Chris in Oxford said...

Hiya, just stumbled on your blog and it's great! Nice one. The Genesis thing is hilarious but what inspired me to comment was the O'Reilly, er, factor. I listen to 10 minutes of his radio show as a podcast every day - generally just so I know what's going on with the wingnuts. I've noticed this week that he's gone a bit barmy (as the Brits like to say) first because Janine Garofolo (sp) said that he could kiss her "fat ass" and then with the racist thing. His ego is apparently getting more and more fragile...

Great site, I'll be back.

The Cajun Boy said...

@chris...it's amazing to kind of watch him unravel. i used to watch his show all the time during his first few years on the air. there were many times where i agreed with him on many points. he was libertarian in his views largely. and less bombastic. now he's just nutty. rude and outrageous to his guests. paranoid. i can't watch him at all. and when i do i can't take him seriously. he's a clown. i just laugh at him. it's both riveting and kinda sad.

UBERMOUTH said...

That's hilarious but did you get any offers?

Adrienne said...

Your little genesis buzz has sure been fun to follow... love it.

The Cajun Boy said...

@ubermouth...great name. and yes, i did. there's a link above to some of them. look closer.

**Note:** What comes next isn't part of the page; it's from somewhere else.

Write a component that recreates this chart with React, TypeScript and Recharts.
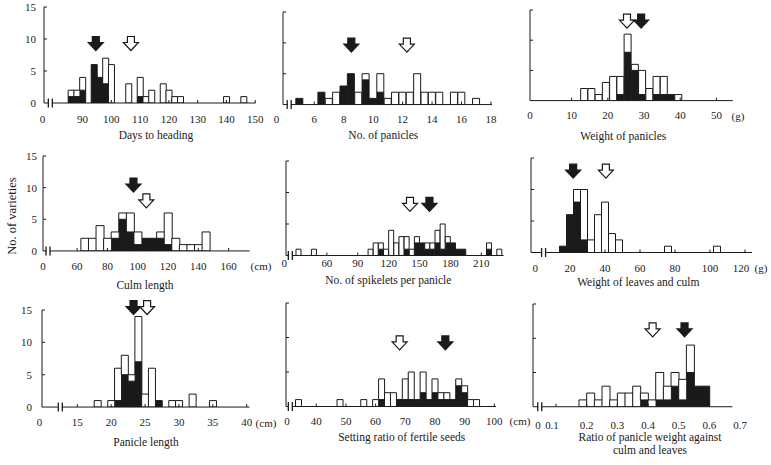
import { BarChart, Bar, XAxis, YAxis, ReferenceDot } from 'recharts'

const FONT = '"Liberation Serif", "Times New Roman", serif'
const INK = '#1a1a1a'

// ---- Days to heading (2-day bins) ----
const headingBins = [86, 88, 90, 94, 96, 98, 100, 106, 110, 112, 114, 118, 120, 122, 124, 140, 146]
const headingAll = [2, 2, 4, 6, 4, 7, 6, 3, 4, 1, 2, 3, 2, 1, 1, 1, 1]
const headingBlack = [1, 1, 2, 6, 4, 3, 0, 0, 1, 0, 0, 0, 0, 0, 0, 0, 0]
const headingTicks = [90, 100, 110, 120, 130, 140, 150]
const headingMeans = { black: 94.6, white: 106.8 }

// ---- No. of panicles (0.5 bins) ----
const panicleBins = [5, 6.5, 7, 7.5, 8, 8.5, 9, 9.5, 10, 10.5, 11, 11.5, 12, 12.5, 13, 13.5, 14, 14.5, 15.5, 16, 17]
const panicleAll = [1, 2, 1, 2, 3, 5, 2, 5, 1, 5, 1, 2, 2, 2, 5, 2, 2, 2, 2, 2, 1]
const panicleBlack = [1, 2, 0, 0, 3, 5, 0, 4, 1, 2, 0, 0, 0, 0, 0, 0, 0, 0, 0, 0, 0]
const panicleTicks = [6, 8, 10, 12, 14, 16, 18]
const panicleMeans = { black: 8.52, white: 12.29 }

// ---- Weight of panicles (g) ----
const panWtBins = [13.5, 15.5, 17.5, 19.5, 21.5, 23.5, 25.5, 27.5, 29.5, 31.5, 33.5, 35.5, 37.5, 39.5]
const panWtAll = [2, 2, 1, 3, 4, 4, 11, 6, 5, 2, 4, 4, 1, 1]
const panWtBlack = [0, 0, 0, 0, 0, 1, 8, 5, 1, 0, 1, 1, 1, 0]
const panWtTicks = [10, 20, 30, 40, 50]
const panWtMeans = { black: 29.2, white: 25.3 }

// ---- Culm length (cm) ----
const culmBins = [65, 70, 75, 80, 85, 90, 95, 100, 105, 110, 115, 120, 125, 130, 135, 140, 145]
const culmAll = [2, 2, 4, 2, 3, 6, 6, 3, 2, 2, 3, 6, 2, 1, 1, 1, 3]
const culmBlack = [0, 0, 0, 0, 2, 5, 3, 1, 2, 2, 2, 1, 0, 0, 0, 0, 0]
const culmTicks = [60, 80, 100, 120, 140, 160]
const culmMeans = { black: 97.2, white: 105.7 }

// ---- No. of spikelets per panicle ----
const spikeBins = [32.5, 47.5, 102.5, 107.5, 112.5, 117.5, 122.5, 127.5, 132.5, 137.5, 142.5, 147.5, 152.5, 157.5, 162.5, 167.5, 172.5, 177.5, 182.5, 187.5, 192.5, 217.5, 227.5]
const spikeAll = [1, 1, 1, 2, 2, 1, 4, 2, 3, 3, 1, 3, 2, 2, 2, 4, 5, 3, 2, 1, 1, 2, 1]
const spikeBlack = [0, 0, 0, 0, 1, 0, 0, 0, 0, 1, 0, 2, 2, 1, 1, 2, 1, 2, 2, 1, 1, 1, 0]
const spikeTicks = [60, 90, 120, 150, 180, 210]
const spikeMeans = { black: 159.6, white: 140.7 }

// ---- Weight of leaves and culm (g) ----
const leafBins = [16, 20, 24, 28, 32, 36, 40, 44, 48, 76, 104]
const leafAll = [1, 6, 10, 10, 2, 6, 8, 3, 2, 1, 1]
const leafBlack = [1, 6, 8, 2, 0, 0, 0, 0, 0, 0, 0]
const leafTicks = [20, 40, 60, 80, 100, 120]
const leafMeans = { black: 21.8, white: 40.5 }

// ---- Panicle length (cm) ----
const lenBins = [18, 20, 21, 22, 23, 24, 25, 26, 27, 29, 30, 32, 35]
const lenAll = [1, 1, 6, 8, 5, 14, 2, 6, 1, 1, 1, 2, 1]
const lenBlack = [0, 0, 1, 5, 4, 7, 0, 0, 1, 0, 0, 0, 0]
const lenTicks = [15, 20, 25, 30, 35, 40]
const lenMeans = { black: 23.3, white: 25.3 }

// ---- Setting ratio of fertile seeds ----
const setBins = [34, 48, 56, 60, 62, 64, 66, 68, 70, 72, 74, 76, 78, 80, 82, 84, 86, 88, 90, 92, 94]
const setAll = [1, 1, 1, 1, 4, 2, 2, 1, 4, 5, 1, 5, 1, 4, 2, 2, 1, 4, 3, 1, 1]
const setBlack = [0, 0, 0, 0, 1, 0, 0, 1, 1, 1, 1, 2, 1, 2, 1, 1, 1, 3, 2, 0, 0]
const setTicks = [40, 50, 60, 70, 80, 90, 100]
const setMeans = { black: 83.5, white: 68.1 }

// ---- Ratio of panicle weight against culm and leaves ----
const ratioBins = [0.1875, 0.2125, 0.2375, 0.2625, 0.2875, 0.3125, 0.3375, 0.3625, 0.3875, 0.4125, 0.4375, 0.4625, 0.4875, 0.5125, 0.5375, 0.5625, 0.5875]
const ratioAll = [1, 2, 1, 3, 1, 2, 2, 3, 2, 1, 5, 3, 5, 4, 9, 3, 3]
const ratioBlack = [0, 0, 0, 0, 0, 0, 0, 0, 1, 0, 1, 1, 3, 1, 5, 3, 3]
const ratioTicks = [0.1, 0.2, 0.3, 0.4, 0.5, 0.6]
const ratioMeans = { black: 0.519, white: 0.415 }

interface Extra {
  text: string
  x: number
  y: number
}

interface PanelSpec {
  bins: number[]
  all: number[]
  black: number[]
  ticks: number[]
  means: { black: number; white: number }
  // layout, page pixels
  left: number
  right: number
  base: number
  unit: number
  domain: [number, number]
  brk?: number
  zeroDx: number
  tickDy: number
  tickDx?: Record<string, number>
  showY: boolean
  yDx: number
  arrowBlackY: number
  arrowWhiteY: number
  title: string[]
  titleX: number
  titleY: number
  extras: Extra[]
}

const panels: PanelSpec[] = [
  {
    bins: headingBins, all: headingAll, black: headingBlack, ticks: headingTicks, means: headingMeans,
    left: 43.5, right: 255, base: 103.3, unit: 6.4, domain: [76.6, 150.1], brk: 78.8,
    zeroDx: -1.5, tickDy: 19.5, showY: true, yDx: -8, arrowBlackY: 8.2, arrowWhiteY: 8.2,
    title: ['Days to heading'], titleX: 156, titleY: 135, extras: [],
  },
  {
    bins: panicleBins, all: panicleAll, black: panicleBlack, ticks: panicleTicks, means: panicleMeans,
    left: 283.3, right: 492.3, base: 104.3, unit: 6.17, domain: [3.88, 18.07], brk: 4.3,
    zeroDx: -6.6, tickDy: 18.5, showY: false, yDx: 0, arrowBlackY: 8.5, arrowWhiteY: 8.5,
    title: ['No. of panicles'], titleX: 383.3, titleY: 135, extras: [],
  },
  {
    bins: panWtBins, all: panWtAll, black: panWtBlack, ticks: panWtTicks, means: panWtMeans,
    left: 530, right: 732.7, base: 100.7, unit: 6.04, domain: [-1.5, 54.5],
    zeroDx: 0, tickDy: 18.8, showY: false, yDx: 0, arrowBlackY: 12, arrowWhiteY: 12,
    title: ['Weight of panicles'], titleX: 623.3, titleY: 136,
    extras: [{ text: '(g)', x: 738, y: 115.7 }],
  },
  {
    bins: culmBins, all: culmAll, black: culmBlack, ticks: culmTicks, means: culmMeans,
    left: 43.3, right: 250, base: 250.7, unit: 6.33, domain: [37.5, 173.9], brk: 40.8,
    zeroDx: 0, tickDy: 18.8, showY: true, yDx: -6, arrowBlackY: 9.3, arrowWhiteY: 6.8,
    title: ['Culm length'], titleX: 145, titleY: 285,
    extras: [{ text: '(cm)', x: 261, y: 265.7 }],
  },
  {
    bins: spikeBins, all: spikeAll, black: spikeBlack, ticks: spikeTicks, means: spikeMeans,
    left: 285.7, right: 503.3, base: 255.7, unit: 6.3, domain: [20.3, 231.6], brk: 24.5,
    zeroDx: -1.7, tickDy: 11.4, showY: false, yDx: 0, arrowBlackY: 7, arrowWhiteY: 7,
    title: ['No. of spikelets per panicle'], titleX: 388.3, titleY: 280, extras: [],
  },
  {
    bins: leafBins, all: leafAll, black: leafBlack, ticks: leafTicks, means: leafMeans,
    left: 530.7, right: 751.7, base: 252.7, unit: 6.3, domain: [-2.29, 124], brk: 4.9,
    zeroDx: 4.3, tickDy: 19.4, tickDx: { '120': -4 }, showY: false, yDx: 0,
    arrowBlackY: 11.8, arrowWhiteY: 11.8,
    title: ['Weight of leaves and culm'], titleX: 638.3, titleY: 282,
    extras: [{ text: '(g)', x: 761, y: 268.3 }],
  },
  {
    bins: lenBins, all: lenAll, black: lenBlack, ticks: lenTicks, means: lenMeans,
    left: 41.7, right: 249.3, base: 407.3, unit: 6.47, domain: [9.8, 40.42], brk: 12.5,
    zeroDx: -2.4, tickDy: 19.2, showY: true, yDx: -10, arrowBlackY: 14.3, arrowWhiteY: 14.3,
    title: ['Panicle length'], titleX: 146, titleY: 441.7,
    extras: [{ text: '(cm)', x: 266, y: 422.7 }],
  },
  {
    bins: setBins, all: setAll, black: setBlack, ticks: setTicks, means: setMeans,
    left: 285.7, right: 495.7, base: 406.7, unit: 6.9, domain: [29.8, 100.57], brk: 31.26,
    zeroDx: 1, tickDy: 18.8, showY: false, yDx: 0, arrowBlackY: 8.2, arrowWhiteY: 8.2,
    title: ['Setting ratio of fertile seeds'], titleX: 401.7, titleY: 437,
    extras: [{ text: '(cm)', x: 520, y: 420.5 }],
  },
  {
    bins: ratioBins, all: ratioAll, black: ratioBlack, ticks: ratioTicks, means: ratioMeans,
    left: 533.3, right: 732.7, base: 406.7, unit: 6.85, domain: [0.025, 0.675], brk: 0.047,
    zeroDx: 5, tickDy: 22, tickDx: { '0.1': -4 }, showY: false, yDx: 0,
    arrowBlackY: 10.2, arrowWhiteY: 10.2,
    title: ['Ratio of panicle weight against', 'culm and leaves'], titleX: 650, titleY: 443,
    extras: [{ text: '0.7', x: 740, y: 425 }],
  },
]

const YW = 30
const MT = 24
const MR = 12
const XH = 34

function arrowShape(dark: boolean) {
  return (props: any) => {
    const { cx, cy } = props
    if (cx == null || cy == null) return <g />
    const pts = [
      [cx, cy], [cx - 7.5, cy - 8], [cx - 3.5, cy - 8], [cx - 3.5, cy - 14],
      [cx + 3.5, cy - 14], [cx + 3.5, cy - 8], [cx + 7.5, cy - 8],
    ]
    return (
      <polygon
        points={pts.map((p) => p.join(',')).join(' ')}
        fill={dark ? INK : '#fff'}
        stroke={INK}
        strokeWidth={1.2}
      />
    )
  }
}

function BreakMark(props: any) {
  const { cx, cy } = props
  if (cx == null || cy == null) return <g />
  return (
    <g>
      <rect x={cx - 1.6} y={cy - 1.2} width={3.2} height={2.4} fill="#fff" />
      <line x1={cx - 2} x2={cx - 2} y1={cy - 4.5} y2={cy + 4.5} stroke={INK} strokeWidth={1.3} />
      <line x1={cx + 2} x2={cx + 2} y1={cy - 4.5} y2={cy + 4.5} stroke={INK} strokeWidth={1.3} />
    </g>
  )
}

const svgText = { fontFamily: FONT, fontSize: 11 }

function Panel({ p }: { p: PanelSpec }) {
  const plotH = 15 * p.unit
  const W = YW + (p.right - p.left) + MR
  const H = MT + plotH + XH
  const boxLeft = p.left - YW
  const boxTop = p.base - plotH - MT
  const rows = p.bins.map((b, i) => ({ x: b, black: p.black[i], white: p.all[i] - p.black[i] }))

  const xTick = (props: any) => {
    const { x, y, payload } = props
    const v = payload.value
    const isZero = v === p.domain[0]
    const dx = isZero ? p.zeroDx : (p.tickDx?.[String(v)] ?? 0)
    return (
      <g>
        {!isZero && <line x1={x} x2={x} y1={y} y2={y - 3} stroke={INK} />}
        <text x={x + dx} y={y + p.tickDy} textAnchor="middle" style={svgText} fill={INK}>
          {isZero ? '0' : String(v)}
        </text>
      </g>
    )
  }

  const yTick = (props: any) => {
    const { x, y, payload } = props
    return (
      <g>
        {payload.value > 0 && <line x1={x} x2={x + 3} y1={y} y2={y} stroke={INK} />}
        {p.showY && (
          <text x={x + p.yDx} y={y + 4} textAnchor="end" style={svgText} fill={INK}>
            {payload.value}
          </text>
        )}
      </g>
    )
  }

  return (
    <>
      <div style={{ position: 'absolute', left: boxLeft, top: boxTop }}>
        <BarChart
          width={W}
          height={H}
          data={rows}
          margin={{ top: MT, right: MR, bottom: 0, left: 0 }}
          barCategoryGap={0}
          barGap={0}
        >
          <XAxis
            type="number"
            dataKey="x"
            domain={p.domain}
            allowDataOverflow
            ticks={[p.domain[0], ...p.ticks]}
            interval={0}
            height={XH}
            tickLine={false}
            tickSize={0}
            tickMargin={0}
            axisLine={{ stroke: INK }}
            tick={xTick}
          />
          <YAxis
            type="number"
            domain={[0, 15]}
            allowDataOverflow
            ticks={[0, 5, 10, 15]}
            interval={0}
            width={YW}
            tickLine={false}
            tickSize={0}
            tickMargin={0}
            axisLine={{ stroke: INK }}
            tick={yTick}
          />
          <Bar dataKey="black" stackId="s" fill={INK} stroke={INK} isAnimationActive={false} />
          <Bar dataKey="white" stackId="s" fill="#fff" stroke={INK} isAnimationActive={false} />
          {p.brk !== undefined && (
            <ReferenceDot x={p.brk} y={0} ifOverflow="visible" shape={BreakMark} />
          )}
          <ReferenceDot x={p.means.black} y={p.arrowBlackY} ifOverflow="visible" shape={arrowShape(true)} />
          <ReferenceDot x={p.means.white} y={p.arrowWhiteY} ifOverflow="visible" shape={arrowShape(false)} />
        </BarChart>
      </div>
      <div
        style={{
          position: 'absolute',
          left: p.titleX,
          top: p.titleY,
          transform: 'translate(-50%, -50%)',
          textAlign: 'center',
          whiteSpace: 'nowrap',
          fontSize: 11.5,
          lineHeight: '12.5px',
          color: INK,
        }}
      >
        {p.title.map((t) => (
          <div key={t}>{t}</div>
        ))}
      </div>
      {p.extras.map((e) => (
        <div
          key={e.text}
          style={{
            position: 'absolute',
            left: e.x,
            top: e.y,
            transform: 'translate(-50%, -50%)',
            whiteSpace: 'nowrap',
            fontSize: 11,
            lineHeight: '12px',
            color: INK,
          }}
        >
          {e.text}
        </div>
      ))}
    </>
  )
}

export default function App() {
  return (
    <div
      style={{
        position: 'fixed',
        left: 0,
        top: 0,
        width: 771,
        height: 465,
        background: '#fff',
        overflow: 'hidden',
        fontFamily: FONT,
      }}
    >
      {panels.map((p, i) => (
        <Panel key={i} p={p} />
      ))}
      <div
        style={{
          position: 'absolute',
          left: 12,
          top: 216,
          transform: 'translate(-50%, -50%) rotate(-90deg)',
          whiteSpace: 'nowrap',
          fontSize: 12.5,
          color: INK,
        }}
      >
        No. of varieties
      </div>
    </div>
  )
}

@adrienne...i kinda wish it would just go on forever. it's been that much fun to watch unfold.

Cait said...

Brilliant! (typed in an overcaffeinated, bored Guinness-commercial-esque accent)

I love the Sedaris siblings. I send everyone I know a copy of "Six to Eight Black Men" every December.

The Honorary Latina said...

Cajun Boy-

I have no idea how I ran across your website, but I did a few months ago and it's become a daily stop ever since. I'm consistently amused and distracted from work, job well done. On another note, you should seriously consider blowing someone for Arcade Fire/LCD Soundsystem tickets. I went to their show on Wednesday here in Utah, they're amazing...

xx

Anonymous said...

Oh, Cajun Boy, I fall more in love with you with every post... *sigh*

Nancy in CT

Anonymous said...

Beyond stellar!

Quin said...

i turn my back for two months, and look what you get into.

Riley said...

I would pat myself on the back too! This thing has gotten pretty big... maybe this could be a new passtime?? Making up fake and absurd craigslist ads?? ;-)

Hope you have a great weekend!

faith said...

omg!! I almost died laughing at your Trent comment...wonder how many know that the boyfriend you so blithely refer to is David Hausleib from Jossip himself? So subtle...so...so...God you're good!

Ha Ha Sound said...

Blow jobs... the gift that keep on giving.

How do you think O'Reilly probably got his job in the first place? Ha.

Love the whole Genesis thing. It's fucking hilarious.

Kittie said...

Thanks for posting Amy Sedaris, I like her humor, it's cute and sarcastic - will be youtubing her when I'm bored - like now (youtubing her - sounds kinda kinky - lol). Hope you're enjoying your Friday night!

laura from arkansas said...

you are bill clinton. a simple blow job changes the world.

9W said...

brilliant man - the craigslist thing was stunning.

love it.

Colleen said...

I love the internets. Infinite procrastination potensh!
Also, I disagree about Amy Sedaris. I think she's too just...intentionally wacky. I don't get Strangers With Candy.

Anonymous said...

it has finally been flagged for removal. It lasted 5 days though, which is pretty amazing!